Working data
_ _ _

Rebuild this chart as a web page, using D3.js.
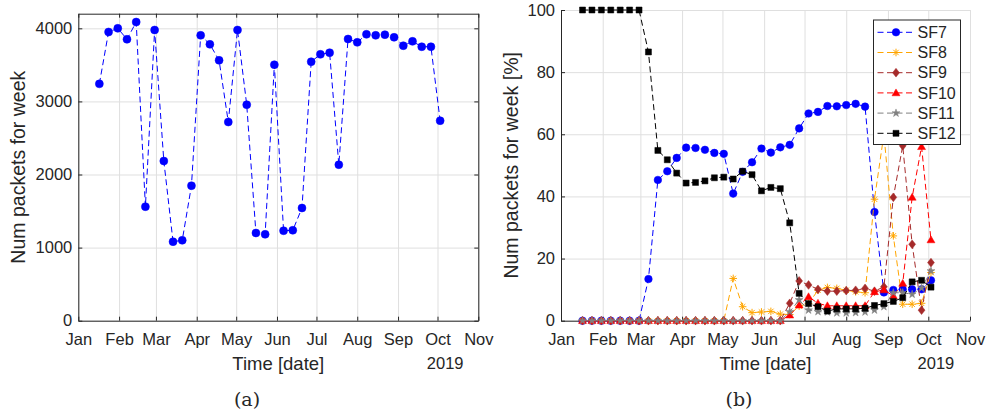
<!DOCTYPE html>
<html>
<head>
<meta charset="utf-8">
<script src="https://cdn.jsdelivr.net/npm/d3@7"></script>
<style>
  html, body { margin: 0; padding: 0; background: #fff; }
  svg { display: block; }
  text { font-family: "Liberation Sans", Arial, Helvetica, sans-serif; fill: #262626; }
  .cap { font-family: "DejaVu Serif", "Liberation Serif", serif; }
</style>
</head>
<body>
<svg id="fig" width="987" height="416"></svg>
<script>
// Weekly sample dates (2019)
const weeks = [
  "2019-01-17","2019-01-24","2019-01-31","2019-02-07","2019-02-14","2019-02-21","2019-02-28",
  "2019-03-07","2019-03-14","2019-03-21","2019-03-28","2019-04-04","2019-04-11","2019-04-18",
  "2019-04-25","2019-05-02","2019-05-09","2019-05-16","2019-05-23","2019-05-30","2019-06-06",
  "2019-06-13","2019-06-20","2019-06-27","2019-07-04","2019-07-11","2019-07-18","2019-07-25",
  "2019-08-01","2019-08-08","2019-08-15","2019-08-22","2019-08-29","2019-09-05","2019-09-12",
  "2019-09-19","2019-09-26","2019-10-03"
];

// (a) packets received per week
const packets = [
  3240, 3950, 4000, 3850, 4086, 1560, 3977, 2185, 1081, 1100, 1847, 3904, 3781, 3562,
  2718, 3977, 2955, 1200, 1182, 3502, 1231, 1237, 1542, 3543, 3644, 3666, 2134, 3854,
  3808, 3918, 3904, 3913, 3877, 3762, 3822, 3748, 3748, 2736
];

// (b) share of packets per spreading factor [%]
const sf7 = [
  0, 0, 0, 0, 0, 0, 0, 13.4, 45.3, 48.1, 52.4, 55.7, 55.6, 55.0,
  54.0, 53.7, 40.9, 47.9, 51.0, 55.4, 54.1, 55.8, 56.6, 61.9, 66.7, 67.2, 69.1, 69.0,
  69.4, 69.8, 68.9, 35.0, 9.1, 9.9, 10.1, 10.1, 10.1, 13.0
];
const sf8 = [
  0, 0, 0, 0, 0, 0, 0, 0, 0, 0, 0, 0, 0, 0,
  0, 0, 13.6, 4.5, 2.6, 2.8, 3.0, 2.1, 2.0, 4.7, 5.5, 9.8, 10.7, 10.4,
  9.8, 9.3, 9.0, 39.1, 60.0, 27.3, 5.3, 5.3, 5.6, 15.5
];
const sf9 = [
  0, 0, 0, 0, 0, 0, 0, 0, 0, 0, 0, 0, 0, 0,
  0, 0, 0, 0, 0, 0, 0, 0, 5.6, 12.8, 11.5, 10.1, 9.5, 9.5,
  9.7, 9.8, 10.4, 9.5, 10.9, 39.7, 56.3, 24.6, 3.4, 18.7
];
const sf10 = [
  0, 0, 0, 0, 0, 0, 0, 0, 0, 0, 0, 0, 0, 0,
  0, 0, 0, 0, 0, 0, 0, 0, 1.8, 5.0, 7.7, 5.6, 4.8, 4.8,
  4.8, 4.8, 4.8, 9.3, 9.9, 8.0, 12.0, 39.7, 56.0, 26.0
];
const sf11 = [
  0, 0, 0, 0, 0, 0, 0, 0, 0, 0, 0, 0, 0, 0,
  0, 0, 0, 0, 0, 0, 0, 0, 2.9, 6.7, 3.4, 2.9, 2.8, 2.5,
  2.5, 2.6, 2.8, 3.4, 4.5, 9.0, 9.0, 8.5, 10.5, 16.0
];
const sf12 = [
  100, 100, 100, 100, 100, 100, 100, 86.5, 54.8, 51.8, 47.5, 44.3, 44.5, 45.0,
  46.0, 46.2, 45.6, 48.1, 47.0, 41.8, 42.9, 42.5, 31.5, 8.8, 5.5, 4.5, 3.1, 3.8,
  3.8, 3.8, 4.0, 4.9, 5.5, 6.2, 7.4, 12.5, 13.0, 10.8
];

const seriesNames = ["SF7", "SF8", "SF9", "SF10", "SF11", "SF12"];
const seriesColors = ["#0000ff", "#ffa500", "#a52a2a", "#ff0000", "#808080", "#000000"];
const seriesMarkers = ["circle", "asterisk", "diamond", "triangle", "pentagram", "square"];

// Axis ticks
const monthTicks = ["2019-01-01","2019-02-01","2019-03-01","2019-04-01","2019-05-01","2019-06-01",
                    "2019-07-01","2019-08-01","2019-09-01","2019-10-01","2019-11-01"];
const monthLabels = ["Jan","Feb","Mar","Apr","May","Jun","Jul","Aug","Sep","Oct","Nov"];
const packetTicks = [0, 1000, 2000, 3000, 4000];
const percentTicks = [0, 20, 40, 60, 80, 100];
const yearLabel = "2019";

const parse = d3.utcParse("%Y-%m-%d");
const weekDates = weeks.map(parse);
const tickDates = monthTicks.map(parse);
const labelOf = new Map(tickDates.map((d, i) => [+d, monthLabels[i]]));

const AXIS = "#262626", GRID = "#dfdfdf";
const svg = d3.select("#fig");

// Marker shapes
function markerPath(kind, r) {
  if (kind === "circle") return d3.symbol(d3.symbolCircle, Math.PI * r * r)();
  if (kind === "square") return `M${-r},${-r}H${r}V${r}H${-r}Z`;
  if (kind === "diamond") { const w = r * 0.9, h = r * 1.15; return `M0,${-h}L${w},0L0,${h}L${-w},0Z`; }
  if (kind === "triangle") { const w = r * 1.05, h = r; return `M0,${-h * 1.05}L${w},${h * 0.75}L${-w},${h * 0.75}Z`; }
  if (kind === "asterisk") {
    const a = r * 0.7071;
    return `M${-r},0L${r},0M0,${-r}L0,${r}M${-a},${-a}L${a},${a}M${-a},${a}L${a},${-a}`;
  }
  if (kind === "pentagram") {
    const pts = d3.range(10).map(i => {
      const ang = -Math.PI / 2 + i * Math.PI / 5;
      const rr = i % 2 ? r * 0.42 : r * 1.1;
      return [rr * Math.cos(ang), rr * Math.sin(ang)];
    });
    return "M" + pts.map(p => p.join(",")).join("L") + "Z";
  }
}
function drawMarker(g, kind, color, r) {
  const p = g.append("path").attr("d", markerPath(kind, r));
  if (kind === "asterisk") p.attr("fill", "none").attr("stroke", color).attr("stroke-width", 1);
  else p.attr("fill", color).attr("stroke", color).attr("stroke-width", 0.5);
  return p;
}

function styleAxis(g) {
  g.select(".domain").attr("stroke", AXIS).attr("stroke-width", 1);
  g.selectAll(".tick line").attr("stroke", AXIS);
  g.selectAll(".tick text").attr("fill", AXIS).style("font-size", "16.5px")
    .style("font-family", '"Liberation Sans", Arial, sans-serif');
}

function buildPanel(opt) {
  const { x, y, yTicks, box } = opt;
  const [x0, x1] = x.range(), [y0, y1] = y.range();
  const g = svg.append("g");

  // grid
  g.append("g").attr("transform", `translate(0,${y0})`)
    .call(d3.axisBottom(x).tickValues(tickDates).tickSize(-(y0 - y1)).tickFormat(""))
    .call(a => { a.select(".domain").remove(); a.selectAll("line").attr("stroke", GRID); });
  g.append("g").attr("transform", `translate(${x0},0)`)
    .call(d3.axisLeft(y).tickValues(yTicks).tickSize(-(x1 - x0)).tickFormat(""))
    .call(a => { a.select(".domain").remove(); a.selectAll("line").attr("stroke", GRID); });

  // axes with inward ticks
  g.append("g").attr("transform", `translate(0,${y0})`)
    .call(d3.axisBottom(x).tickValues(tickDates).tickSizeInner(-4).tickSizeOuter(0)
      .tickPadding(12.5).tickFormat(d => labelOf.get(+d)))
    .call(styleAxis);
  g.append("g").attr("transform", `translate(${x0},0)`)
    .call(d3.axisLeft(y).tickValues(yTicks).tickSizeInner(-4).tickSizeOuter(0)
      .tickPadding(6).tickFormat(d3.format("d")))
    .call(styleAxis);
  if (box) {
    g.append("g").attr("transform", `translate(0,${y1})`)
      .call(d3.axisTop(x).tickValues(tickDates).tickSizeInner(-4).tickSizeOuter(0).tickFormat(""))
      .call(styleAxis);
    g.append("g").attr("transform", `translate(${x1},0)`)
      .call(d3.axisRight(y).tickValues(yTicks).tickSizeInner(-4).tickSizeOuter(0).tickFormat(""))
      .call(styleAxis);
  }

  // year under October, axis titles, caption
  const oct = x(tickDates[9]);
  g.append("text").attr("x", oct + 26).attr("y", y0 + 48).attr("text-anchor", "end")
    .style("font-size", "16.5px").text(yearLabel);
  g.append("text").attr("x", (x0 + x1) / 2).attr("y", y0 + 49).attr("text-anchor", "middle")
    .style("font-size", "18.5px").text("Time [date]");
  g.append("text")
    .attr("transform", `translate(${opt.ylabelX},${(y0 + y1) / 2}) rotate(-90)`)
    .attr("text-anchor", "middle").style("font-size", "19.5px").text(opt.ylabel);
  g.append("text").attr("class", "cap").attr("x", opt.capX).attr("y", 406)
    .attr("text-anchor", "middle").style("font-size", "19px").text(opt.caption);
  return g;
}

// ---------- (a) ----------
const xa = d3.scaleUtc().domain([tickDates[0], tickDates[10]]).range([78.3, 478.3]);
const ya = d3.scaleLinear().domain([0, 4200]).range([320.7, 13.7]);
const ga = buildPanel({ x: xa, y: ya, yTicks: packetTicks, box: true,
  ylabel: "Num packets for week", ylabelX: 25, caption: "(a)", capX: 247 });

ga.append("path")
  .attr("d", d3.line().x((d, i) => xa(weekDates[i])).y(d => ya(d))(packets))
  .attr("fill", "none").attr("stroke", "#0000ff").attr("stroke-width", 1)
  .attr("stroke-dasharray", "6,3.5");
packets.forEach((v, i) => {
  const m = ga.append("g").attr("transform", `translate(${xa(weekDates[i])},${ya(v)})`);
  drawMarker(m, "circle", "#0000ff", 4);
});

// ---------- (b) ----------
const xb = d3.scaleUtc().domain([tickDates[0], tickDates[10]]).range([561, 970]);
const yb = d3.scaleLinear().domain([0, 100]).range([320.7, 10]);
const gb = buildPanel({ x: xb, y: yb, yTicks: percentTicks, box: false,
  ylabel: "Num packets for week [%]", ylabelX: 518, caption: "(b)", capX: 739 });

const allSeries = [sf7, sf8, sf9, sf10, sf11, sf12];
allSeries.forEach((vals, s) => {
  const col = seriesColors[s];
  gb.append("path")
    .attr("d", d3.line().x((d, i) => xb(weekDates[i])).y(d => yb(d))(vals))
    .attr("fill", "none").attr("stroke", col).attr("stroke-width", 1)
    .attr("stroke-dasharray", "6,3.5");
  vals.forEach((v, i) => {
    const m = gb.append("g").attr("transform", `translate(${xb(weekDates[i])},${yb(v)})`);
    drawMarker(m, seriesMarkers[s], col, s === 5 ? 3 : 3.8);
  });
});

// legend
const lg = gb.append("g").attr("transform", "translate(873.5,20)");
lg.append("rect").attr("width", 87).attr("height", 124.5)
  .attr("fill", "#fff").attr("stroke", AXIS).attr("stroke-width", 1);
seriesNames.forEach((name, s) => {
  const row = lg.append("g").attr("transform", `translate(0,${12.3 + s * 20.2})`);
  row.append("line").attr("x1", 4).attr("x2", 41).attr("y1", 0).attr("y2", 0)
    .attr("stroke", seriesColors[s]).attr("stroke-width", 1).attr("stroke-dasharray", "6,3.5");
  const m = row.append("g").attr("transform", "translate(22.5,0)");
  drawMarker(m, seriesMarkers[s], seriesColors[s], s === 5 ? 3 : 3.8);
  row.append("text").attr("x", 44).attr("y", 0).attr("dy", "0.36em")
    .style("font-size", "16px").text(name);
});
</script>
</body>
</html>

_ _ _

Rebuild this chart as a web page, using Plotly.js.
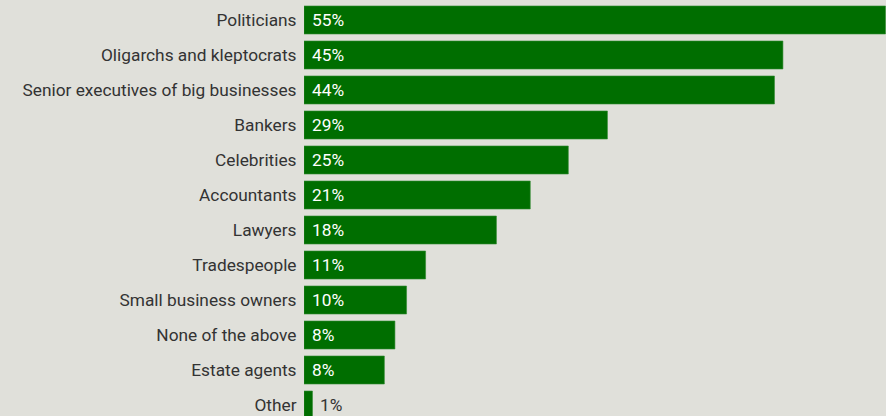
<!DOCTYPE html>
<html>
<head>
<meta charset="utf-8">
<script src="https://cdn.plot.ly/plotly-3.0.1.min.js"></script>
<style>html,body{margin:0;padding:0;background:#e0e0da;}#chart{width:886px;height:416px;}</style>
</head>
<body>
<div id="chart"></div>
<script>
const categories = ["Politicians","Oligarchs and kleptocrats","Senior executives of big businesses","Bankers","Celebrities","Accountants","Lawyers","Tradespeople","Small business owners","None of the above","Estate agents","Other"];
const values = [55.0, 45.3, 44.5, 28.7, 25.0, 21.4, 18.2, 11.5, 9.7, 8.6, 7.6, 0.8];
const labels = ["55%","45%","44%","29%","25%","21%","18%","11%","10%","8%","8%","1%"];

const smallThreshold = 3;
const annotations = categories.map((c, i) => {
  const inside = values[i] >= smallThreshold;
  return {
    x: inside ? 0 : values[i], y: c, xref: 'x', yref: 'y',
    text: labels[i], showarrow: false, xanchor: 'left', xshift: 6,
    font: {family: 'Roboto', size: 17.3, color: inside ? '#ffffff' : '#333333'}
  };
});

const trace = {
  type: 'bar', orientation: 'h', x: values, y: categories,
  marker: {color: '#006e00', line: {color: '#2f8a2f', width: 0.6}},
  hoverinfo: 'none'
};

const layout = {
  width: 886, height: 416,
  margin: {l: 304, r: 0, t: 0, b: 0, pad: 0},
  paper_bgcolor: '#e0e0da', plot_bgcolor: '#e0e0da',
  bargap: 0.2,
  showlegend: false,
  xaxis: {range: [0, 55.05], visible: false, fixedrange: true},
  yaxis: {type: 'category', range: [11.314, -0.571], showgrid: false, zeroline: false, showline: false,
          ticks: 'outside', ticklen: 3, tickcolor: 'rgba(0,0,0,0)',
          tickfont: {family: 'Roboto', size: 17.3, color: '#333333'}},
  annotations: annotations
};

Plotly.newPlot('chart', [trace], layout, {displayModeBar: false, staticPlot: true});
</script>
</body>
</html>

_ _ _

Short exercise
Find every line above that contains the word "page", and return each one.

Response
Rebuild this chart as a web page, using D3.js.
Rebuild this chart as a web page, using Plotly.js.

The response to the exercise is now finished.